▸ Direction
Find the lines containing the word "React" and copy every one of them.

▸ Material

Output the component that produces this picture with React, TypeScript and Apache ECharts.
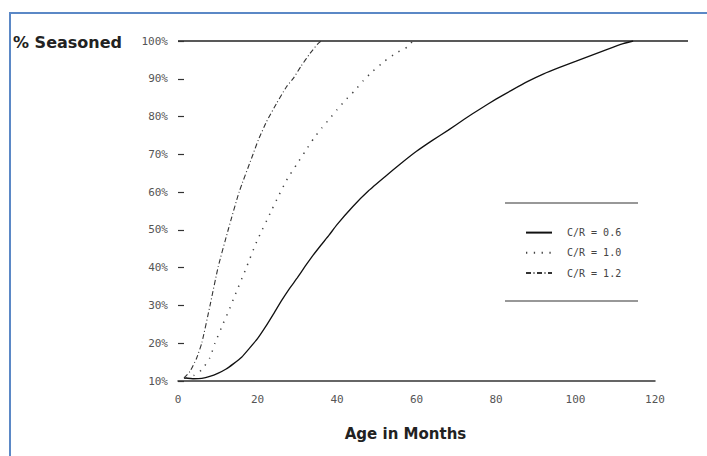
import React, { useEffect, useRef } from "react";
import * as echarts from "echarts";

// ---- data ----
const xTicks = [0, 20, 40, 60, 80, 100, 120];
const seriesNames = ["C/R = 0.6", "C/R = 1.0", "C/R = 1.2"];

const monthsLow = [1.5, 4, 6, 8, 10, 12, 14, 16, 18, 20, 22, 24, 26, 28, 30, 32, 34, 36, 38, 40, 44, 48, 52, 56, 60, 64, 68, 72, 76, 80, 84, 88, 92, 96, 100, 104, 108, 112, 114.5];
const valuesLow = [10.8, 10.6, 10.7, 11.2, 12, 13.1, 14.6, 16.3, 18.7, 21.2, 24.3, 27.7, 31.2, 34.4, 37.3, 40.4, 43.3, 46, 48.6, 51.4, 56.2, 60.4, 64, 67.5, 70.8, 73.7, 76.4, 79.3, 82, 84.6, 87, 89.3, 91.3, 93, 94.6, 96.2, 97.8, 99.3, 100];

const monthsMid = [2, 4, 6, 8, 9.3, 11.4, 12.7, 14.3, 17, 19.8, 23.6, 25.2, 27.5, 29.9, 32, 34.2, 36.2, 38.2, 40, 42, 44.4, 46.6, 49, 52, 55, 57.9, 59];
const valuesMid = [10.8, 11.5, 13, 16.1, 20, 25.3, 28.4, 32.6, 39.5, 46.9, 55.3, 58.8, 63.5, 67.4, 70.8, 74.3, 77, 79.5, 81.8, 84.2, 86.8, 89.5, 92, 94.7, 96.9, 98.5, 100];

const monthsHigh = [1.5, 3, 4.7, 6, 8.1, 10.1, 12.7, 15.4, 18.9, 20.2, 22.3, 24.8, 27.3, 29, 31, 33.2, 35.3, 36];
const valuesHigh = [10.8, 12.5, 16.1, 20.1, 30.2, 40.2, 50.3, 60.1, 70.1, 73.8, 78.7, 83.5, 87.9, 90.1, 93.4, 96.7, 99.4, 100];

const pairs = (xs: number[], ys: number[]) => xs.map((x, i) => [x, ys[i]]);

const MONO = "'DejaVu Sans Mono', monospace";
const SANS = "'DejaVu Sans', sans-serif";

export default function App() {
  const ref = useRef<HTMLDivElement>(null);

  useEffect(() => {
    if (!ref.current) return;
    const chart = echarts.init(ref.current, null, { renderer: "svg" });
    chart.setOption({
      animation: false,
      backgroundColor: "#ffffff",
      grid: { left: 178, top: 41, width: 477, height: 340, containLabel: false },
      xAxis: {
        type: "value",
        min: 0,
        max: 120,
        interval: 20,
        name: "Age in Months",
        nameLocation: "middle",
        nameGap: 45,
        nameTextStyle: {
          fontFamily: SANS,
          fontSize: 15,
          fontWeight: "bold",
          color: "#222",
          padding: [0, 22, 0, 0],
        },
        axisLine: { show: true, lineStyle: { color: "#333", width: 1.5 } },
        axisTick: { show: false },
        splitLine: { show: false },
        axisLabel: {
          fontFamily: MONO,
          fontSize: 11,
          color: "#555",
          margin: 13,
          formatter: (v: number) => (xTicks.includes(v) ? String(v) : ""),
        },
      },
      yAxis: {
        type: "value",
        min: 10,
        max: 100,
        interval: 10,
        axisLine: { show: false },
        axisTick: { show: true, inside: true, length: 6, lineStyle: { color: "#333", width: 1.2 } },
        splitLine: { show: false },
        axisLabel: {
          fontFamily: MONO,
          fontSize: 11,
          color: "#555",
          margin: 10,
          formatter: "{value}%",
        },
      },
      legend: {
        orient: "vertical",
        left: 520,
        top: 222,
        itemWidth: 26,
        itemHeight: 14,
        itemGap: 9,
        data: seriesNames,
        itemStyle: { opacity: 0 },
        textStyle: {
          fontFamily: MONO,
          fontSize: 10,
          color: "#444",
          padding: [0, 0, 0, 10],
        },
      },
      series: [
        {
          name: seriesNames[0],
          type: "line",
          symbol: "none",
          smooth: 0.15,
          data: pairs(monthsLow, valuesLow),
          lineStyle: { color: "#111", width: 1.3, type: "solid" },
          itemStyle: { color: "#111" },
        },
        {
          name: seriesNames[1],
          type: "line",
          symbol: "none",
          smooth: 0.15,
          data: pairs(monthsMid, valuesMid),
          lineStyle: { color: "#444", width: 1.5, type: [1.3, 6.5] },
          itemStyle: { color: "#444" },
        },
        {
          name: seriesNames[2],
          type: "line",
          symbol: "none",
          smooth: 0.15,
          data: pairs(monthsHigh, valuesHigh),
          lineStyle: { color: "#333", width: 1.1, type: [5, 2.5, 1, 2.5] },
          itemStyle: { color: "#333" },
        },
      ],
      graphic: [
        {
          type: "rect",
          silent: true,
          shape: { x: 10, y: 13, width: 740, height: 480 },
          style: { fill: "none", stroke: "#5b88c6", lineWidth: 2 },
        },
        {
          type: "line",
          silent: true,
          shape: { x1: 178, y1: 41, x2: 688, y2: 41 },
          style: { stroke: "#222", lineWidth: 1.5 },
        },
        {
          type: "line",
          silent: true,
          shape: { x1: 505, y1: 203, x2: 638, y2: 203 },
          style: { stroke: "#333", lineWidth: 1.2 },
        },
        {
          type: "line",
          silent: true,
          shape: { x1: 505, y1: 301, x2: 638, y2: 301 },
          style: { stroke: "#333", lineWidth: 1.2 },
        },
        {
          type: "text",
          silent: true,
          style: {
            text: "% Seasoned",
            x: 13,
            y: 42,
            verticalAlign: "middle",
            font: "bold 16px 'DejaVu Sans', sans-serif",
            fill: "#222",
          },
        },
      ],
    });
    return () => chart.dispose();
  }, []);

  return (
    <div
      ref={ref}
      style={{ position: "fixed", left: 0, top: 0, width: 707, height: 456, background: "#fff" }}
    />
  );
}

▸ Final answer
Output the component that produces this picture with React, TypeScript and Apache ECharts.
import React, { useEffect, useRef } from "react";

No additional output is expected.